Il en est de même de l'extension de la durée maximale de rétention administrative de trente-deux à quarante-deux ou quarante-cinq jours, selon la version du projet de loi considérée. Vous avez tenté de justifier tout à l'heure cette mesure, monsieur le ministre, en affirmant que, certes, vous aviez précédemment déclaré y être hostile, mais que, comme certains pays tardaient à donner leur accord pour les visas, il était raisonnable d'étendre cette durée maximale de rétention.
Le plus clair en l'espèce, c'est que ceux qui se trouvent en rétention y resteront dix ou treize jours de plus ! Et je ne pense pas que cette disposition changera quoi que ce soit au nombre des personnes qui seront en situation d'être renvoyées dans leur pays d'origine.
L'une des mesures les plus inacceptables du texte est sans aucun doute l'institution, à l'article 23, d'une procédure d'interdiction de retour sur le territoire français. Cette disposition marque à la fois la résurgence de la double peine, l'ancienne obligation de quitter le territoire français, et la création d'une forme de bannissement. On se croirait chez Dostoïevski, dans les Souvenirs de la maison des morts !
Il s'agit d'une mesure de bannissement, puisque, pendant une durée qui peut aller de deux à cinq ans, la personne concernée se voit interdire le retour dans tout pays de l'Union européenne.
Naturellement, on peut comprendre cette mesure si elle s'applique à des assassins abominables,…
M. Jean-Jacques Hyest, président de la commission des lois. Tout de même !

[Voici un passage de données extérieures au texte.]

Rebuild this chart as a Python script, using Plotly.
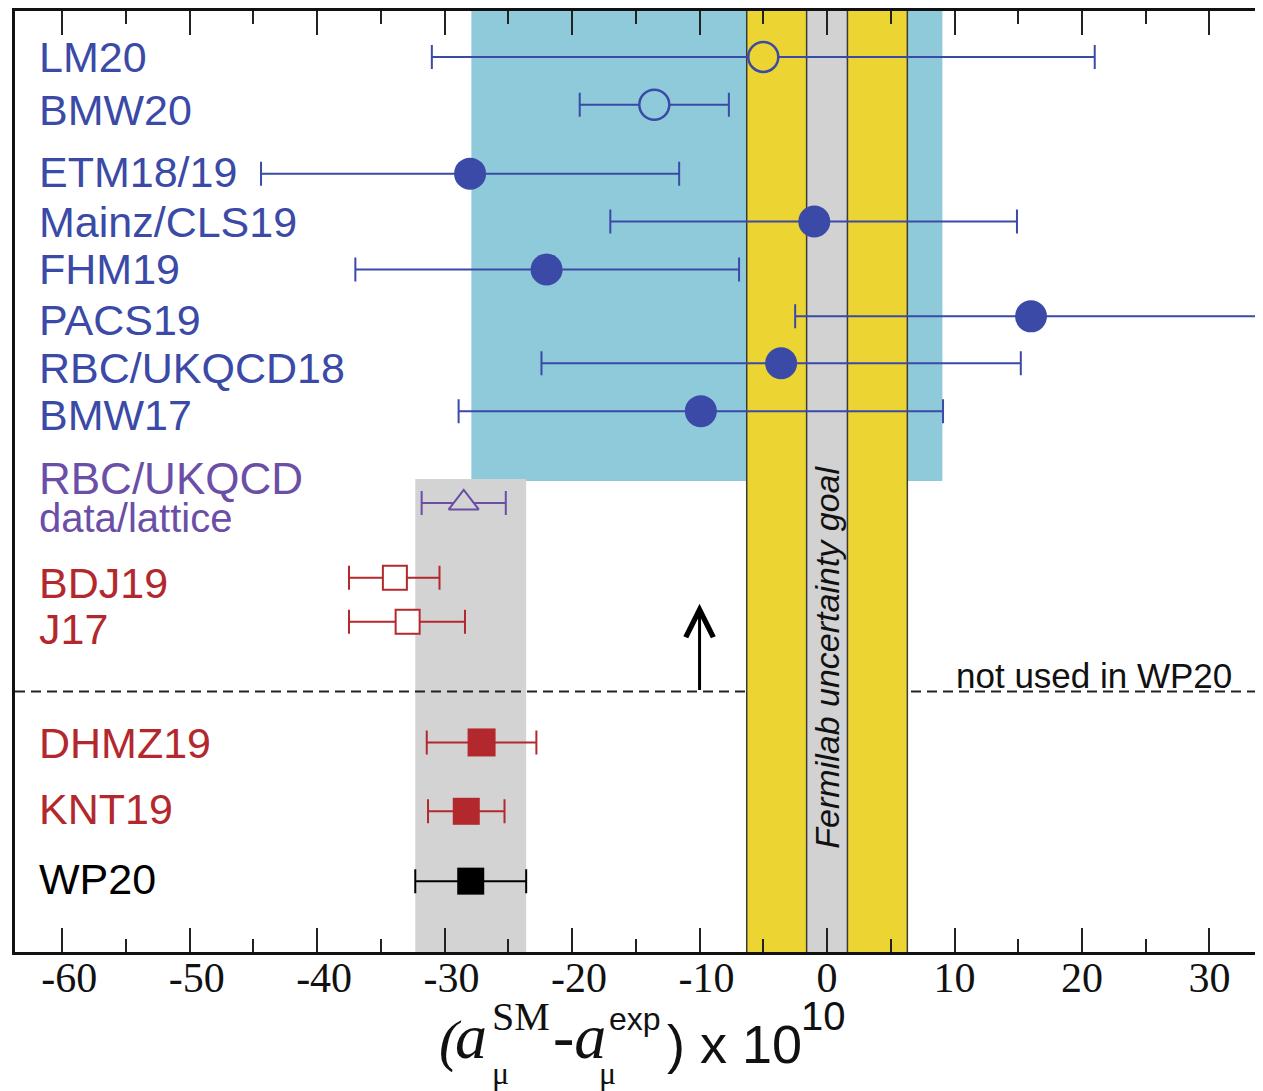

M. Richard Yung. … mais les personnes concernées n'entrent pas toujours dans cette catégorie. (Exclamations sur les travées de l'UMP.)
M. Brice Hortefeux, ministre. Ce sont des assassins sympathiques… (Sourires sur les travées de l'UMP.)
M. Richard Yung. Mais oui ! Même si l'expression « assassins abominables » paraît redondante, peuvent être concernées des personnes qui ont une famille, dont elles seront séparées. La cellule familiale va alors exploser : les enfants et la mère resteront en France, le père partira.
En outre, dans le pays d'origine, les circonstances peuvent très bien évoluer : la sécurité de l'étranger est susceptible d'être mise en cause, soit à titre personnel, soit parce que règne une situation de guerre civile ou de guérilla – nous connaissons tous de pareils cas.
Par conséquent, interdire à l'étranger toute possibilité de retour, c'est lui infliger une peine effroyablement lourde, et nous ne soutiendrons évidemment pas cette disposition. En outre, l'interdiction de retour sur le territoire français relèverait de la seule autorité préfectorale et ne serait pas fondée sur une condamnation pénale prononcée par un juge judiciaire.
Comme mon temps de parole est presque écoulé, je conclurai mon intervention en évoquant les dispositions relatives aux normes contre l'emploi d'étrangers sans titre de travail, auxquelles nous sommes favorables. Le chapitre du projet de loi qui leur est consacré est important. Toutefois, nous craignons qu'il ne soit pas vraiment appliqué, parce qu'il faudrait pour cela organiser des contrôles, assurer le suivi des entreprises et mettre en œuvre la répression nécessaire. Or l'expérience nous a appris que, jusqu'à présent, il s'agissait là de points faibles de l'action publique.
Monsieur le ministre, le présent projet de loi me conduit à affirmer que votre politique, qui repose sur l'amalgame entre immigration et délinquance, sera à l'origine de nombreux drames humains. Elle tourne le dos à la tradition française et vide de son sens le beau terme de « fraternité » présent dans notre devise nationale.
Pour toutes ces raisons, vous le comprendrez, nous ne soutiendrons pas ce projet de loi et présenterons des amendements qui seront essentiellement de suppression. (Applaudissements sur les travées du groupe socialiste et du groupe CRC-SPG.)